Lynn who has been clean for six years
I wish people understood how much I wanted to stop, how much I hated what my life had become. I think people assume that there is a lot more choice involved than there is. But I don't think anyone really chooses to become a heroin addict. I chose to start getting high initially but something changed in me where pot and alcohol weren't enough and I compulsively sought better ways to get high. By the time heroin came into the picture it was too late, I was already gone. Heroin does not sound like a good idea to a rational human being and some people can use other recreational or prescribed drugs and remain rational. Those of us who become junkies are people who are rendered incapable of making good decisions when mind-altering substances are introduced to our bloodstream. You might call it a slippery slope, the regression from casual partying to heroin but it's really a very slow process of accepting different levels of normality.
The first time I knew of one of my friends shooting up I was disgusted, but it gradually became less foreign and one day just didn't seem like a bad idea anymore. After that point it is a quick downhill to rock bottom. The first time I shot up I had just turned 18 and that afternoon I was leaving the country to visit my parents for a month. I dreamt of heroin every night I was gone, And while I knew it was a bad idea, I knew as soon as I got back to the States I was going to do it again, just one more time. I spent the next three years waking up every day with the intention of getting clean but a few hours into the day I'd think, just one more time, then tomorrow I will do things differently.
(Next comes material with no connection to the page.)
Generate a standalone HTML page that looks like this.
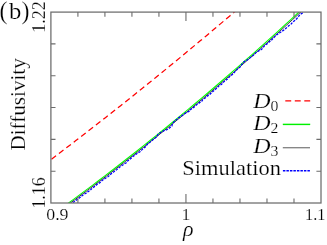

It's hard to explain to anyone who's never been through it and I can see how it would be hard to understand because it doesn't make sense, but there was no choice. Even now, I have to keep reminding myself because it doesn't make sense to me anymore either. I have been clean for six years and am married. I, no joke, drive a minivan, have three small children and a nice house with a pool. Most people don't know and would never assume that I spent any time living in a tent behind a supermarket using dirty needles and rainwater to inject heroin into my neck. So that's the other thing I wish people knew, and really believed, is that we change. We Hate ourselves as much as society hates us but we don't have to stay that way forever, we can change into amazing beings.